**SOURCE DATA:**
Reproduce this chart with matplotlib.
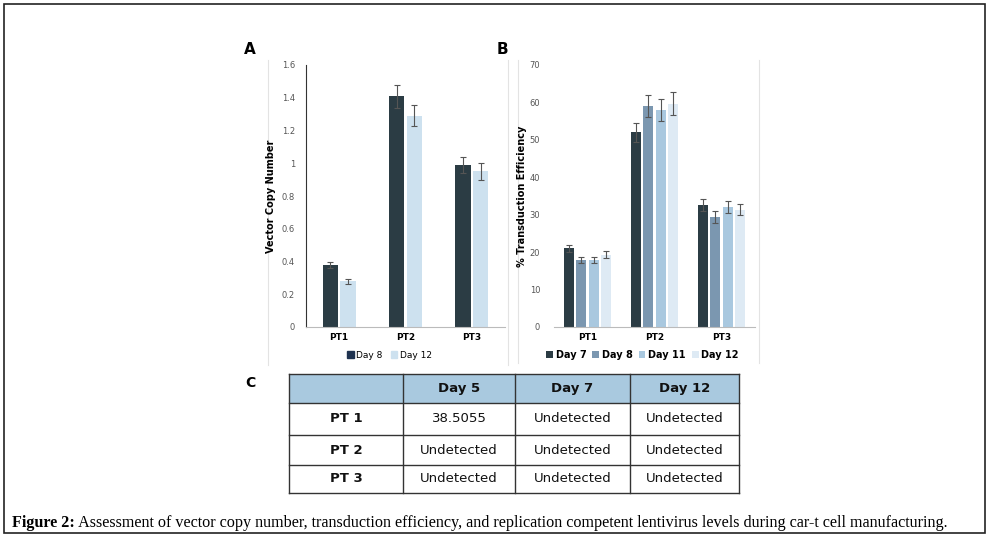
import numpy as np
import matplotlib.pyplot as plt
from matplotlib.patches import Rectangle
from matplotlib.lines import Line2D

W, H = 989, 541

# panel A data
patients = ['PT1', 'PT2', 'PT3']
vcn_day8 = [0.38, 1.41, 0.99]
vcn_day8_err = [0.02, 0.07, 0.05]
vcn_day12 = [0.28, 1.29, 0.95]
vcn_day12_err = [0.015, 0.065, 0.05]
vcn_ticks = [0, 0.2, 0.4, 0.6, 0.8, 1, 1.2, 1.4, 1.6]
vcn_ticklabels = ['0', '0.2', '0.4', '0.6', '0.8', '1', '1.2', '1.4', '1.6']

# panel B data
te_days = ['Day 7', 'Day 8', 'Day 11', 'Day 12']
te_values = [
    [21.0, 52.0, 32.7],
    [18.0, 59.0, 29.4],
    [18.0, 58.0, 32.0],
    [19.3, 59.7, 31.3],
]
te_errors = [
    [1.0, 2.5, 1.6],
    [0.8, 3.0, 1.5],
    [0.8, 3.0, 1.6],
    [0.9, 3.0, 1.5],
]
te_ticks = [0, 10, 20, 30, 40, 50, 60, 70]

# panel C table
table_cols = ['', 'Day 5', 'Day 7', 'Day 12']
table_rows = ['PT 1', 'PT 2', 'PT 3']
table_cells = [
    ['38.5055', 'Undetected', 'Undetected'],
    ['Undetected', 'Undetected', 'Undetected'],
    ['Undetected', 'Undetected', 'Undetected'],
]

caption_bold = 'Figure 2:'
caption_text = ' Assessment of vector copy number, transduction efficiency, and replication competent lentivirus levels during car-t cell manufacturing.'


def px_axes(fig, left, top, right, bottom):
    return fig.add_axes([left / W, 1 - bottom / H, (right - left) / W, (bottom - top) / H])


fig = plt.figure(figsize=(W / 100, H / 100), dpi=100)
fig.patch.set_facecolor('white')

# overlay axes in pixel coordinates for frame, labels, table
ov = fig.add_axes([0, 0, 1, 1], zorder=-1)
ov.set_xlim(0, W)
ov.set_ylim(H, 0)
ov.axis('off')

ov.add_patch(Rectangle((3.5, 3.5), 981.5, 529, fill=False, edgecolor='#222222', linewidth=1.2))
for x, y0, y1 in [(268, 60, 365), (508, 60, 365), (518, 60, 363), (759, 60, 363)]:
    ov.add_line(Line2D([x, x], [y0, y1], color='#e3e3e3', linewidth=0.8))

ov.text(250, 49, 'A', fontsize=11, fontweight='bold', ha='center', va='center')
ov.text(502, 49, 'B', fontsize=11, fontweight='bold', ha='center', va='center')
ov.text(250, 383, 'C', fontsize=10, fontweight='bold', ha='center', va='center')

# table C
col_x = [289, 403, 515, 630, 739]
row_y = [374, 403, 435, 465, 493]
ov.add_patch(Rectangle((col_x[0], row_y[0]), col_x[-1] - col_x[0], row_y[1] - row_y[0],
                       facecolor='#a9c9df', edgecolor='none'))
for x in col_x:
    ov.add_line(Line2D([x, x], [row_y[0], row_y[-1]], color='#333333', linewidth=1.0))
for y in row_y:
    ov.add_line(Line2D([col_x[0], col_x[-1]], [y, y], color='#333333', linewidth=1.0))
for j, name in enumerate(table_cols):
    cx = (col_x[j] + col_x[j + 1]) / 2
    ov.text(cx, (row_y[0] + row_y[1]) / 2, name, fontsize=9.5, fontweight='bold',
            ha='center', va='center', color='#111111')
for i, name in enumerate(table_rows):
    cy = (row_y[i + 1] + row_y[i + 2]) / 2
    ov.text((col_x[0] + col_x[1]) / 2, cy, name, fontsize=9.5, fontweight='bold',
            ha='center', va='center', color='#111111')
    for j, val in enumerate(table_cells[i]):
        cx = (col_x[j + 1] + col_x[j + 2]) / 2
        ov.text(cx, cy, val, fontsize=9.5, ha='center', va='center', color='#111111')

# caption
t = ov.text(12, 523, caption_bold, fontsize=11.6, fontweight='bold', family='Liberation Serif',
            ha='left', va='center')
fig.canvas.draw()
bb = t.get_window_extent()
ov.text(12 + bb.width, 523, caption_text, fontsize=11.6, family='Liberation Serif',
        ha='left', va='center')

# panel A
axA = px_axes(fig, 306, 65, 505, 327)
x = np.arange(len(patients))
bw = 0.23
gap = 0.02
errkw = dict(ecolor='#555555', elinewidth=0.8, capsize=2, capthick=0.8)
axA.bar(x - bw / 2 - gap, vcn_day8, bw, yerr=vcn_day8_err, color='#2b3c44',
        error_kw=errkw, label='Day 8')
axA.bar(x + bw / 2 + gap, vcn_day12, bw, yerr=vcn_day12_err, color='#cde1ef',
        error_kw=errkw, label='Day 12')
axA.set_xlim(-0.5, 2.5)
axA.set_ylim(0, 1.6)
axA.set_yticks(vcn_ticks)
axA.set_yticklabels(vcn_ticklabels)
axA.set_xticks(x)
axA.set_xticklabels(patients, fontweight='bold')
axA.tick_params(axis='y', length=0, labelsize=6, labelcolor='#555555', pad=8)
axA.tick_params(axis='x', length=0, labelsize=6.5, pad=4)
for s in ['top', 'right']:
    axA.spines[s].set_visible(False)
axA.spines['left'].set_color('#333333')
axA.spines['left'].set_linewidth(0.8)
axA.spines['bottom'].set_color('#bbbbbb')
axA.spines['bottom'].set_linewidth(0.8)
axA.set_ylabel('Vector Copy Number', fontsize=7, fontweight='bold', labelpad=4)
hA = [Rectangle((0, 0), 1, 1, color='#1f3350'), Rectangle((0, 0), 1, 1, color='#cde1ef')]
axA.legend(hA, ['Day 8', 'Day 12'], loc='center', bbox_to_anchor=(0.42, -0.107), ncol=2,
           frameon=False, fontsize=6.5, handlelength=0.7, handleheight=0.7,
           handletextpad=0.3, columnspacing=0.9)

# panel B
axB = px_axes(fig, 554, 65, 755, 327)
colors_b = ['#2b3c44', '#7b97b0', '#a9c8df', '#deeaf4']
bwb = 0.15
step = 0.18
for k, day in enumerate(te_days):
    off = (k - 1.5) * step
    axB.bar(x + off, te_values[k], bwb, yerr=te_errors[k], color=colors_b[k],
            error_kw=errkw, label=day)
axB.set_xlim(-0.5, 2.5)
axB.set_ylim(0, 70)
axB.set_yticks(te_ticks)
axB.set_xticks(x)
axB.set_xticklabels(patients, fontweight='bold')
axB.tick_params(axis='y', length=0, labelsize=6, labelcolor='#555555', pad=10)
axB.tick_params(axis='x', length=0, labelsize=6.5, pad=4)
for s in ['top', 'right', 'left']:
    axB.spines[s].set_visible(False)
axB.spines['bottom'].set_color('#bbbbbb')
axB.spines['bottom'].set_linewidth(0.8)
axB.set_ylabel('% Transduction Efficiency', fontsize=7, fontweight='bold', labelpad=2)
axB.legend(loc='center', bbox_to_anchor=(0.44, -0.107), ncol=4, frameon=False,
           prop={'size': 7, 'weight': 'bold'}, handlelength=0.7, handleheight=0.7,
           handletextpad=0.3, columnspacing=0.6)

fig.savefig('out.png', dpi=100)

**PROBLEM REQUIREMENTS:** Make an exact copy of the listing above. Do not include the pictures.

**OUTPUT OF THE EXERCISE:**
Reproduce this chart with matplotlib.
import numpy as np
import matplotlib.pyplot as plt
from matplotlib.patches import Rectangle
from matplotlib.lines import Line2D

W, H = 989, 541

# panel A data
patients = ['PT1', 'PT2', 'PT3']
vcn_day8 = [0.38, 1.41, 0.99]
vcn_day8_err = [0.02, 0.07, 0.05]
vcn_day12 = [0.28, 1.29, 0.95]
vcn_day12_err = [0.015, 0.065, 0.05]
vcn_ticks = [0, 0.2, 0.4, 0.6, 0.8, 1, 1.2, 1.4, 1.6]
vcn_ticklabels = ['0', '0.2', '0.4', '0.6', '0.8', '1', '1.2', '1.4', '1.6']

# panel B data
te_days = ['Day 7', 'Day 8', 'Day 11', 'Day 12']
te_values = [
    [21.0, 52.0, 32.7],
    [18.0, 59.0, 29.4],
    [18.0, 58.0, 32.0],
    [19.3, 59.7, 31.3],
]
te_errors = [
    [1.0, 2.5, 1.6],
    [0.8, 3.0, 1.5],
    [0.8, 3.0, 1.6],
    [0.9, 3.0, 1.5],
]
te_ticks = [0, 10, 20, 30, 40, 50, 60, 70]

# panel C table
table_cols = ['', 'Day 5', 'Day 7', 'Day 12']
table_rows = ['PT 1', 'PT 2', 'PT 3']
table_cells = [
    ['38.5055', 'Undetected', 'Undetected'],
    ['Undetected', 'Undetected', 'Undetected'],
    ['Undetected', 'Undetected', 'Undetected'],
]

caption_bold = 'Figure 2:'
caption_text = ' Assessment of vector copy number, transduction efficiency, and replication competent lentivirus levels during car-t cell manufacturing.'


def px_axes(fig, left, top, right, bottom):
    return fig.add_axes([left / W, 1 - bottom / H, (right - left) / W, (bottom - top) / H])


fig = plt.figure(figsize=(W / 100, H / 100), dpi=100)
fig.patch.set_facecolor('white')

# overlay axes in pixel coordinates for frame, labels, table
ov = fig.add_axes([0, 0, 1, 1], zorder=-1)
ov.set_xlim(0, W)
ov.set_ylim(H, 0)
ov.axis('off')

ov.add_patch(Rectangle((3.5, 3.5), 981.5, 529, fill=False, edgecolor='#222222', linewidth=1.2))
for x, y0, y1 in [(268, 60, 365), (508, 60, 365), (518, 60, 363), (759, 60, 363)]:
    ov.add_line(Line2D([x, x], [y0, y1], color='#e3e3e3', linewidth=0.8))

ov.text(250, 49, 'A', fontsize=11, fontweight='bold', ha='center', va='center')
ov.text(502, 49, 'B', fontsize=11, fontweight='bold', ha='center', va='center')
ov.text(250, 383, 'C', fontsize=10, fontweight='bold', ha='center', va='center')

# table C
col_x = [289, 403, 515, 630, 739]
row_y = [374, 403, 435, 465, 493]
ov.add_patch(Rectangle((col_x[0], row_y[0]), col_x[-1] - col_x[0], row_y[1] - row_y[0],
                       facecolor='#a9c9df', edgecolor='none'))
for x in col_x:
    ov.add_line(Line2D([x, x], [row_y[0], row_y[-1]], color='#333333', linewidth=1.0))
for y in row_y:
    ov.add_line(Line2D([col_x[0], col_x[-1]], [y, y], color='#333333', linewidth=1.0))
for j, name in enumerate(table_cols):
    cx = (col_x[j] + col_x[j + 1]) / 2
    ov.text(cx, (row_y[0] + row_y[1]) / 2, name, fontsize=9.5, fontweight='bold',
            ha='center', va='center', color='#111111')
for i, name in enumerate(table_rows):
    cy = (row_y[i + 1] + row_y[i + 2]) / 2
    ov.text((col_x[0] + col_x[1]) / 2, cy, name, fontsize=9.5, fontweight='bold',
            ha='center', va='center', color='#111111')
    for j, val in enumerate(table_cells[i]):
        cx = (col_x[j + 1] + col_x[j + 2]) / 2
        ov.text(cx, cy, val, fontsize=9.5, ha='center', va='center', color='#111111')

# caption
t = ov.text(12, 523, caption_bold, fontsize=11.6, fontweight='bold', family='Liberation Serif',
            ha='left', va='center')
fig.canvas.draw()
bb = t.get_window_extent()
ov.text(12 + bb.width, 523, caption_text, fontsize=11.6, family='Liberation Serif',
        ha='left', va='center')

# panel A
axA = px_axes(fig, 306, 65, 505, 327)
x = np.arange(len(patients))
bw = 0.23
gap = 0.02
errkw = dict(ecolor='#555555', elinewidth=0.8, capsize=2, capthick=0.8)
axA.bar(x - bw / 2 - gap, vcn_day8, bw, yerr=vcn_day8_err, color='#2b3c44',
        error_kw=errkw, label='Day 8')
axA.bar(x + bw / 2 + gap, vcn_day12, bw, yerr=vcn_day12_err, color='#cde1ef',
        error_kw=errkw, label='Day 12')
axA.set_xlim(-0.5, 2.5)
axA.set_ylim(0, 1.6)
axA.set_yticks(vcn_ticks)
axA.set_yticklabels(vcn_ticklabels)
axA.set_xticks(x)
axA.set_xticklabels(patients, fontweight='bold')
axA.tick_params(axis='y', length=0, labelsize=6, labelcolor='#555555', pad=8)
axA.tick_params(axis='x', length=0, labelsize=6.5, pad=4)
for s in ['top', 'right']:
    axA.spines[s].set_visible(False)
axA.spines['left'].set_color('#333333')
axA.spines['left'].set_linewidth(0.8)
axA.spines['bottom'].set_color('#bbbbbb')
axA.spines['bottom'].set_linewidth(0.8)
axA.set_ylabel('Vector Copy Number', fontsize=7, fontweight='bold', labelpad=4)
hA = [Rectangle((0, 0), 1, 1, color='#1f3350'), Rectangle((0, 0), 1, 1, color='#cde1ef')]
axA.legend(hA, ['Day 8', 'Day 12'], loc='center', bbox_to_anchor=(0.42, -0.107), ncol=2,
           frameon=False, fontsize=6.5, handlelength=0.7, handleheight=0.7,
           handletextpad=0.3, columnspacing=0.9)

# panel B
axB = px_axes(fig, 554, 65, 755, 327)
colors_b = ['#2b3c44', '#7b97b0', '#a9c8df', '#deeaf4']
bwb = 0.15
step = 0.18
for k, day in enumerate(te_days):
    off = (k - 1.5) * step
    axB.bar(x + off, te_values[k], bwb, yerr=te_errors[k], color=colors_b[k],
            error_kw=errkw, label=day)
axB.set_xlim(-0.5, 2.5)
axB.set_ylim(0, 70)
axB.set_yticks(te_ticks)
axB.set_xticks(x)
axB.set_xticklabels(patients, fontweight='bold')
axB.tick_params(axis='y', length=0, labelsize=6, labelcolor='#555555', pad=10)
axB.tick_params(axis='x', length=0, labelsize=6.5, pad=4)
for s in ['top', 'right', 'left']:
    axB.spines[s].set_visible(False)
axB.spines['bottom'].set_color('#bbbbbb')
axB.spines['bottom'].set_linewidth(0.8)
axB.set_ylabel('% Transduction Efficiency', fontsize=7, fontweight='bold', labelpad=2)
axB.legend(loc='center', bbox_to_anchor=(0.44, -0.107), ncol=4, frameon=False,
           prop={'size': 7, 'weight': 'bold'}, handlelength=0.7, handleheight=0.7,
           handletextpad=0.3, columnspacing=0.6)

fig.savefig('out.png', dpi=100)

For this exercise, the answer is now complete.